Bangunlah si anak saat adzan. Anakku mulai panik dan mulai menangis. Aku mulai terbiasa menghadapi ini, termasuk hari itu (walaupun aku akui aku terkadang masih reaktif saat menghadapi kondisi ini). Namun, nampaknya suamiku tidak. Dia terlihat jengkel karena sampai gerbangpun si anak masih menangis. Kencang. Suami menyuruhnya masuk rumah karena tangisnya belum juga selesai bahkan sampai keluar gerbang.
Si anak makin menangis dan bilang tak mau sholat.
Aku, saat itu, dalam kondisi mental yang stabil. Aku mencoba menemaninya. Memberi kesempatan dia untuk menangis dan mencoba beberapa cara yang aku punya untuk menenangkan diri seperti atur napas, kait rileks, silang tangan, dll.
Awalnya anakku menolak. Aku sempat jengkel dan hampir terpancing emosi. Akhirnya aku mengambil kertas dan menyobek-nyobek kertas itu sambil menunggui anakku menangis. Dalam hati, aku mengucapkan kejengkelanku sambil terus menyobek-nyobek kertas.
Sampai akhirnya anakku mulai tenang dan mau aku ajak latihan nafas. Dia minta dipeluk. Aku peluk sampai waktu yang aku tentukan. Karena dia harus segera berangkat les. Setelah itu, dia mulai tenang dan mulai melakukan yang harus dia lakukan. Sholat dan persiapan les.
Saat semua sudah mulai tenang inilah, aku merasa senang dan bangga. Aku senang bisa melewati badai ini dengan tenang. Aku tidak terpancing dan tidak ikut tantrum.
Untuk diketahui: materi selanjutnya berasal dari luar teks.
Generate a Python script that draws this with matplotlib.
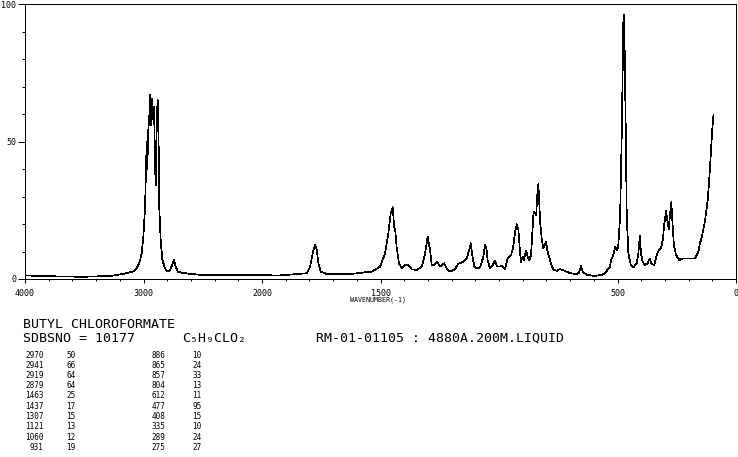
import numpy as np
import matplotlib
matplotlib.use('Agg')
import matplotlib.pyplot as plt
from matplotlib.ticker import FixedLocator, NullFormatter

# Raman spectrum of butyl chloroformate
wavenumber = [4000, 3789, 3511, 3283, 3173, 3089, 3057, 3030, 3015, 3002,
              2987, 2979, 2973, 2968, 2960, 2951, 2943, 2937, 2928, 2920,
              2911, 2903, 2897, 2889, 2880, 2872, 2867, 2855, 2841, 2819,
              2796, 2776, 2757, 2743, 2728, 2711, 2678, 2650, 2523, 2312,
              2101, 1924, 1811, 1797, 1786, 1776, 1769, 1762, 1752, 1727,
              1629, 1537, 1502, 1481, 1467, 1457, 1448, 1443, 1437, 1432,
              1422, 1410, 1396, 1383, 1368, 1347, 1326, 1312, 1301, 1291,
              1284, 1273, 1260, 1249, 1232, 1221, 1207, 1186, 1172, 1151,
              1136, 1126, 1119, 1113, 1104, 1094, 1080, 1066, 1059, 1053,
              1048, 1038, 1026, 1017, 1008, 996, 986, 975, 963, 949,
              940, 932, 925, 918, 911, 907, 900, 896, 886, 879,
              872, 865, 858, 854, 848, 843, 838, 834, 830, 826,
              820, 813, 806, 802, 796, 789, 781, 771, 756, 743,
              721, 700, 672, 662, 654, 647, 630, 595, 567, 553,
              546, 539, 532, 527, 518, 510, 503, 497, 489, 482,
              478, 475, 473, 470, 465, 461, 454, 444, 433, 419,
              412, 406, 401, 394, 384, 373, 364, 356, 345, 335,
              325, 316, 309, 302, 295, 290, 284, 278, 273, 267,
              262, 253, 239, 222, 201, 173, 159, 152, 145, 131,
              119, 110, 103, 98, 95]
intensity = [1.3, 1.0, 0.8, 1.1, 1.8, 2.7, 3.9, 6.5, 9.5, 15,
             26, 40, 50, 40, 54, 59, 67, 56, 65.7, 58,
             62.7, 42, 34, 58, 65, 48, 26, 14, 7, 3.9,
             2.7, 3.3, 5.1, 6.9, 4.5, 2.7, 2.3, 2.1, 1.5, 1.4,
             1.4, 1.3, 2.1, 4.5, 9.3, 12.6, 10.5, 5.7, 2.7, 1.8,
             1.8, 2.7, 4.5, 9.3, 16.6, 23.9, 26.1, 19.4, 17, 11.7,
             5.7, 3.9, 5.3, 5.1, 3.5, 3.3, 4.5, 9.3, 15.4, 10.5,
             5.1, 5.1, 6.3, 4.5, 5.7, 3.9, 2.7, 3.5, 5.5, 6.3,
             7.5, 10.5, 13, 8.7, 4.5, 3.9, 4.2, 8.1, 12.4, 11.2,
             6.9, 3.9, 5.1, 6.7, 4.5, 4.5, 4.8, 3.7, 7.5, 8.7,
             11.7, 17.2, 19.9, 17.8, 9.3, 6.3, 8.1, 6.9, 10.3, 8.1,
             6.9, 8.7, 19, 24.5, 23.9, 23.3, 31.2, 34.5, 27.5, 20.3,
             14.8, 11.2, 12.4, 13.6, 10.5, 8.1, 5.7, 3.5, 3.0, 3.6,
             2.9, 2.1, 1.8, 2.3, 4.7, 2.7, 1.5, 1.1, 1.5, 2.1,
             2.7, 3.9, 4.5, 6.9, 8.7, 11.7, 10.5, 11.7, 22.7, 53,
             77, 95.4, 96, 84.5, 53, 22.7, 9.3, 5.1, 4.2, 5.7,
             9.3, 15.6, 9.3, 6.3, 5.1, 5.7, 7.5, 5.5, 5.1, 8.7,
             10.5, 11.2, 14.2, 20.3, 24.8, 21.5, 18.1, 23.9, 27.9, 19,
             12.4, 8.7, 6.9, 7.5, 7.5, 7.5, 9.9, 13, 15, 21,
             29, 40, 50.5, 57, 59.6]

# peak table printed under the chart
peak_wn = [2970, 2941, 2919, 2879, 1463, 1437, 1307, 1121, 1060, 931,
           886, 865, 857, 804, 612, 477, 408, 335, 289, 275]
peak_int = [50, 66, 64, 64, 25, 17, 15, 13, 12, 19,
            10, 24, 33, 13, 11, 95, 15, 10, 24, 27]

x_major = [4000, 3000, 2000, 1500, 500, 0]
y_major = [0, 50, 100]

compound = 'BUTYL CHLOROFORMATE'
sdbs_no = 'SDBSNO = 10177'
formula = 'C\u2085H\u2089CLO\u2082'
conditions = 'RM-01-01105 : 4880A.200M.LIQUID'


# 4000-2000 is drawn at half the scale of 2000-0
def fwd(x):
    x = np.asarray(x, dtype=float)
    return np.where(x <= 2000, x, 2000 + (x - 2000) / 2)


def inv(p):
    p = np.asarray(p, dtype=float)
    return np.where(p <= 2000, p, 2000 + (p - 2000) * 2)


W, H = 738, 457
mono = 'DejaVu Sans Mono'

fig = plt.figure(figsize=(W / 100, H / 100), dpi=100)
ax = fig.add_axes([25 / W, 1 - 279 / H, 711 / W, 275 / H])

ax.set_xscale('function', functions=(fwd, inv))
ax.plot(wavenumber, intensity, color='black', lw=0.5, antialiased=False)
ax.set_xlim(4000, 0)
ax.set_ylim(0, 100)

x_minor = [v for v in range(3800, 2000, -200)] + [v for v in range(1900, 0, -100)]
x_minor = [v for v in x_minor if v not in x_major]
y_minor = [v for v in range(10, 100, 10) if v != 50]

ax.xaxis.set_major_locator(FixedLocator(x_major))
ax.xaxis.set_minor_locator(FixedLocator(x_minor))
ax.xaxis.set_minor_formatter(NullFormatter())
ax.set_xticklabels([str(v) for v in x_major])
ax.yaxis.set_major_locator(FixedLocator(y_major))
ax.yaxis.set_minor_locator(FixedLocator(y_minor))
ax.yaxis.set_minor_formatter(NullFormatter())
ax.set_yticklabels([str(v) for v in y_major])

ax.tick_params(axis='x', which='major', length=3, width=0.72, pad=4,
               labelsize=6, direction='out')
ax.tick_params(axis='x', which='minor', length=1.7, width=0.72, direction='out')
ax.tick_params(axis='y', which='major', length=5.4, width=0.72, pad=1,
               labelsize=6, direction='out')
ax.tick_params(axis='y', which='minor', length=2, width=0.72, direction='out')
for lab in ax.get_xticklabels() + ax.get_yticklabels():
    lab.set_family(mono)
for sp in ax.spines.values():
    sp.set_linewidth(0.72)

fig.text(378 / W, 1 - 299.5 / H, 'WAVENUMBER(-1)', fontsize=4.8, family=mono,
         ha='center', va='center')

# header text
fig.text(23 / W, 1 - 324.5 / H, compound, fontsize=9.5, family=mono, va='center')
fig.text(23 / W, 1 - 338 / H, sdbs_no, fontsize=9.5, family=mono, va='center')
fig.text(182 / W, 1 - 338 / H, formula, fontsize=9.5, family=mono, va='center')
fig.text(316 / W, 1 - 338 / H, conditions, fontsize=9.5, family=mono, va='center')

# peak table, two blocks of ten rows
for i in range(10):
    y = 1 - (355 + i * 10.25) / H
    fig.text(43.5 / W, y, str(peak_wn[i]), fontsize=5.5, family=mono, ha='right', va='center')
    fig.text(66.5 / W, y, str(peak_int[i]), fontsize=5.5, family=mono, ha='left', va='center')
    fig.text(165 / W, y, str(peak_wn[i + 10]), fontsize=5.5, family=mono, ha='right', va='center')
    fig.text(192.5 / W, y, str(peak_int[i + 10]), fontsize=5.5, family=mono, ha='left', va='center')

fig.savefig('out.png', dpi=100)
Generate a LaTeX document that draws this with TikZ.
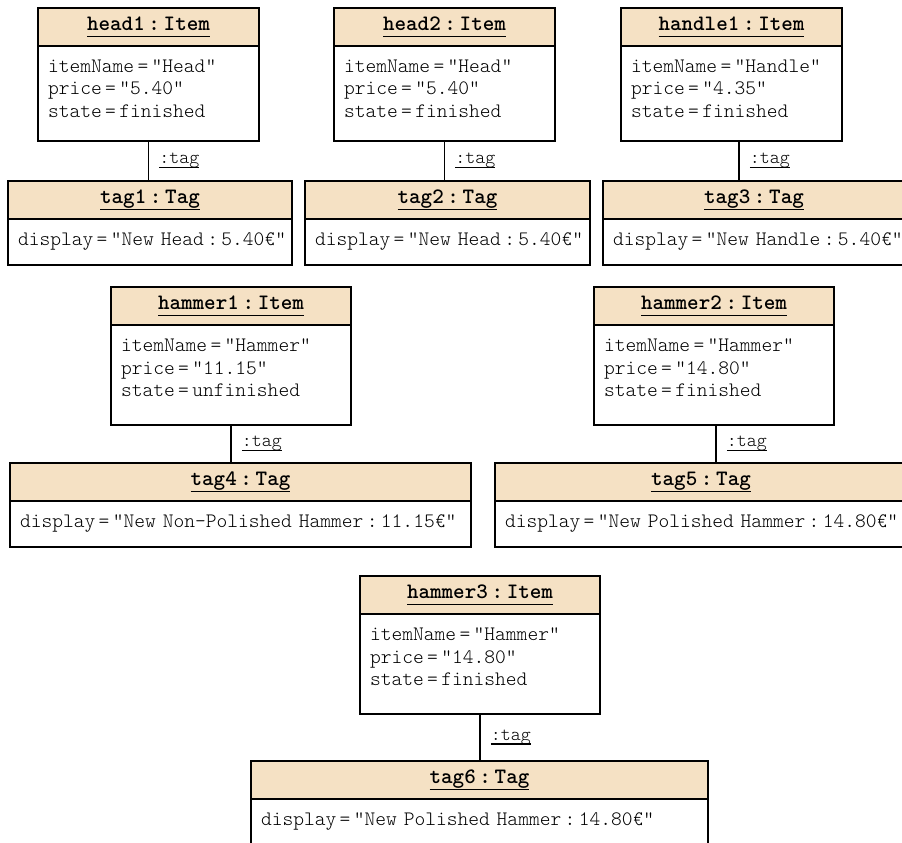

Aku bisa menenangkan anakku lagi. aku mulai berwelas asih pada diriku sendiri. Ternyata aku mulai bisa mengendalikan emosiku. Dan aku bisa mencari cara lain untuk menyalurkan emosiku dibanding melampiaskan ke anak-anak.
Selama ini, sebagai ibu, aku sering merasa diriku selalu kurang dan selalu salah. Aku merasa belum menjadi ibu yang baik. Bahkan terkadang aku merasa kasihan pada anak-anak karena memiliki ibu seperti aku.
Tulisan ini ingin aku dedikasikan untuk diriku sendiri untuk selebrasi. Satu hal baik yang bisa aku lihat dan aku syukuri dari aku sendiri. Bahwa sekian banyak hal yang mungkin aku lihat sebagai kegagalan sebagai ibu dari diri sendiri, ternyata ada banyak hal pula yang menandakan aku bertumbuh. Aku berproses. Aku berusaha setiap hari untuk lebih baik untuk anak-anak.
Dan meyakinkanku bahwa aku adalah orang tua terbaik yang dikirim Allah untuk anak-anak. Aku hanya perlu terus memantaskan diri untuk menjadi versi terbaik orang tua anak-anakku. Dan minta Allah untuk menutup semua kekuranganku dalam pengasuhan dan membasuh luka yang mungkin aku torehkan ke anak-anak.
Yah, ternyata, anxiety ku membawaku untuk bisa menghadapi masalah dengan cara-cara baik dan paling cocok denganku. Bila aku tak punya anxiety disorder, mungkin aku tak tahu apa itu kait rileks, apa itu latihan nafas, dan teknik-teknik lain yang ternyata sangat bermanfaat dalam kehidupan sehari-hari. Termasuk ke anak.